DIRECTIVE:
Reproduce exactly the lines below, from the first one through the line containing "const left = items.filter(d", and omit any pictures.

"""

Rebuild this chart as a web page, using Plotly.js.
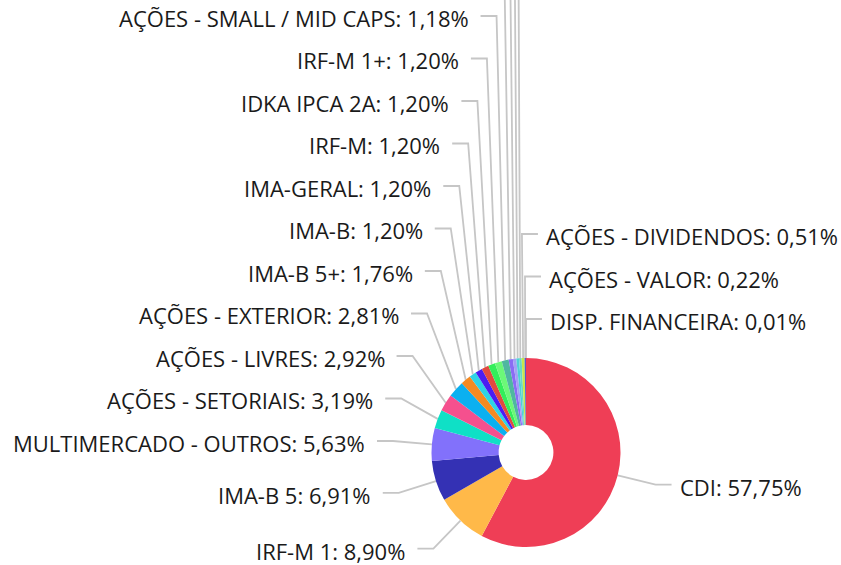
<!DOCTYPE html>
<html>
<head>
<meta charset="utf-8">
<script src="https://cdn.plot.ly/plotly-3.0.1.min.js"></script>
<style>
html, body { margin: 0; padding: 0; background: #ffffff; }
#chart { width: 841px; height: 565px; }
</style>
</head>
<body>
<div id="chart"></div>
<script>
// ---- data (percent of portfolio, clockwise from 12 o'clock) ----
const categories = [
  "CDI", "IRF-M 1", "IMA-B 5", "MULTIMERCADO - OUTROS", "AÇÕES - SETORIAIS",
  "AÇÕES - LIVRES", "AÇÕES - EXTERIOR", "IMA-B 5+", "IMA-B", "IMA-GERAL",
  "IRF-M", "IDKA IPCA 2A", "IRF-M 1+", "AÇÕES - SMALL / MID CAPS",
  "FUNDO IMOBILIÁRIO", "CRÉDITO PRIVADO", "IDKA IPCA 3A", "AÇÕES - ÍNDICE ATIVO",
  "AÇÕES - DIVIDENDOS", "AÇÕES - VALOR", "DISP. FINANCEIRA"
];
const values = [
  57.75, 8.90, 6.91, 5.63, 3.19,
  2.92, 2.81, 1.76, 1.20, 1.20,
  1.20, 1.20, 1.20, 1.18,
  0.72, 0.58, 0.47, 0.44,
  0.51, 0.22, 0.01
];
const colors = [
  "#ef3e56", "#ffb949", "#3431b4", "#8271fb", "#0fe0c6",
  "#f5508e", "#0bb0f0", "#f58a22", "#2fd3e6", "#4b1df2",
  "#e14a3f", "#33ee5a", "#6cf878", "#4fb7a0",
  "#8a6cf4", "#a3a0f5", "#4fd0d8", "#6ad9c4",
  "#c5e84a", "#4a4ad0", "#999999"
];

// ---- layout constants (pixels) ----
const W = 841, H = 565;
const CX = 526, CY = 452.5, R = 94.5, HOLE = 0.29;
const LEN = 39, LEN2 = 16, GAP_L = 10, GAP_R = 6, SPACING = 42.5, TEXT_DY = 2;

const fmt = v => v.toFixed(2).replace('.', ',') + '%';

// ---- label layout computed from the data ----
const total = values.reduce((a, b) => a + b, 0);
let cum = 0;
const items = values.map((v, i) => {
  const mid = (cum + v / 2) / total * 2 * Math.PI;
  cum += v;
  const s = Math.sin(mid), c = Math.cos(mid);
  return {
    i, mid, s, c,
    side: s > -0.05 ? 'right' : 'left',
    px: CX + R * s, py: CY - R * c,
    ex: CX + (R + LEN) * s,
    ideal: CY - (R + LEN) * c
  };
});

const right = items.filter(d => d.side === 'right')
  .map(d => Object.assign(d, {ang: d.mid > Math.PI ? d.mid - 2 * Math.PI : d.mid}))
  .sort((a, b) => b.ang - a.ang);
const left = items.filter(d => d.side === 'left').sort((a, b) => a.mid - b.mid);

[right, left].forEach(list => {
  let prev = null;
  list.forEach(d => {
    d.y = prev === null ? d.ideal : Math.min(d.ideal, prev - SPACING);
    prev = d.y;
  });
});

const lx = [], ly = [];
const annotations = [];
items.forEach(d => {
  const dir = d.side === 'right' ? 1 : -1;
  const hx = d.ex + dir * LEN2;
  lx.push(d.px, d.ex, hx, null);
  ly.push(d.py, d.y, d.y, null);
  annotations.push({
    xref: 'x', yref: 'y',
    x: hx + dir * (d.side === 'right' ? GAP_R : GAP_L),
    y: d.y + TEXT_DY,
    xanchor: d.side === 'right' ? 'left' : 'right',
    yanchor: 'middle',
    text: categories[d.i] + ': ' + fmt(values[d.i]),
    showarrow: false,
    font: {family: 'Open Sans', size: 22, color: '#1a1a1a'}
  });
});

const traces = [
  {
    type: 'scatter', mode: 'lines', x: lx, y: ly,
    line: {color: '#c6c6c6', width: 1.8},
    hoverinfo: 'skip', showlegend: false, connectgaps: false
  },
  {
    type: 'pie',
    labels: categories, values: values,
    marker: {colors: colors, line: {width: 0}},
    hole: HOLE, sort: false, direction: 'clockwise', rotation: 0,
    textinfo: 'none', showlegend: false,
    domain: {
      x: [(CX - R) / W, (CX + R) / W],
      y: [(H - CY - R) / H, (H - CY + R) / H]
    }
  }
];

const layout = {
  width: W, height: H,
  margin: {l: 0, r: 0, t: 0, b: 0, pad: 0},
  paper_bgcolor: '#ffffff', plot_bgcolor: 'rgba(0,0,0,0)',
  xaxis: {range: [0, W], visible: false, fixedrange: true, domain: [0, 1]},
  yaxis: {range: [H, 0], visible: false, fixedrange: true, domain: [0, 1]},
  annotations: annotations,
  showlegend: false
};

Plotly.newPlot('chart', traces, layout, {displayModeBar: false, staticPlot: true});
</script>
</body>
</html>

"""

RESPONSE TO THIS EXERCISE:
Rebuild this chart as a web page, using Plotly.js.
<!DOCTYPE html>
<html>
<head>
<meta charset="utf-8">
<script src="https://cdn.plot.ly/plotly-3.0.1.min.js"></script>
<style>
html, body { margin: 0; padding: 0; background: #ffffff; }
#chart { width: 841px; height: 565px; }
</style>
</head>
<body>
<div id="chart"></div>
<script>
// ---- data (percent of portfolio, clockwise from 12 o'clock) ----
const categories = [
  "CDI", "IRF-M 1", "IMA-B 5", "MULTIMERCADO - OUTROS", "AÇÕES - SETORIAIS",
  "AÇÕES - LIVRES", "AÇÕES - EXTERIOR", "IMA-B 5+", "IMA-B", "IMA-GERAL",
  "IRF-M", "IDKA IPCA 2A", "IRF-M 1+", "AÇÕES - SMALL / MID CAPS",
  "FUNDO IMOBILIÁRIO", "CRÉDITO PRIVADO", "IDKA IPCA 3A", "AÇÕES - ÍNDICE ATIVO",
  "AÇÕES - DIVIDENDOS", "AÇÕES - VALOR", "DISP. FINANCEIRA"
];
const values = [
  57.75, 8.90, 6.91, 5.63, 3.19,
  2.92, 2.81, 1.76, 1.20, 1.20,
  1.20, 1.20, 1.20, 1.18,
  0.72, 0.58, 0.47, 0.44,
  0.51, 0.22, 0.01
];
const colors = [
  "#ef3e56", "#ffb949", "#3431b4", "#8271fb", "#0fe0c6",
  "#f5508e", "#0bb0f0", "#f58a22", "#2fd3e6", "#4b1df2",
  "#e14a3f", "#33ee5a", "#6cf878", "#4fb7a0",
  "#8a6cf4", "#a3a0f5", "#4fd0d8", "#6ad9c4",
  "#c5e84a", "#4a4ad0", "#999999"
];

// ---- layout constants (pixels) ----
const W = 841, H = 565;
const CX = 526, CY = 452.5, R = 94.5, HOLE = 0.29;
const LEN = 39, LEN2 = 16, GAP_L = 10, GAP_R = 6, SPACING = 42.5, TEXT_DY = 2;

const fmt = v => v.toFixed(2).replace('.', ',') + '%';

// ---- label layout computed from the data ----
const total = values.reduce((a, b) => a + b, 0);
let cum = 0;
const items = values.map((v, i) => {
  const mid = (cum + v / 2) / total * 2 * Math.PI;
  cum += v;
  const s = Math.sin(mid), c = Math.cos(mid);
  return {
    i, mid, s, c,
    side: s > -0.05 ? 'right' : 'left',
    px: CX + R * s, py: CY - R * c,
    ex: CX + (R + LEN) * s,
    ideal: CY - (R + LEN) * c
  };
});

const right = items.filter(d => d.side === 'right')
  .map(d => Object.assign(d, {ang: d.mid > Math.PI ? d.mid - 2 * Math.PI : d.mid}))
  .sort((a, b) => b.ang - a.ang);
const left = items.filter(d => d.side === 'left').sort((a, b) => a.mid - b.mid);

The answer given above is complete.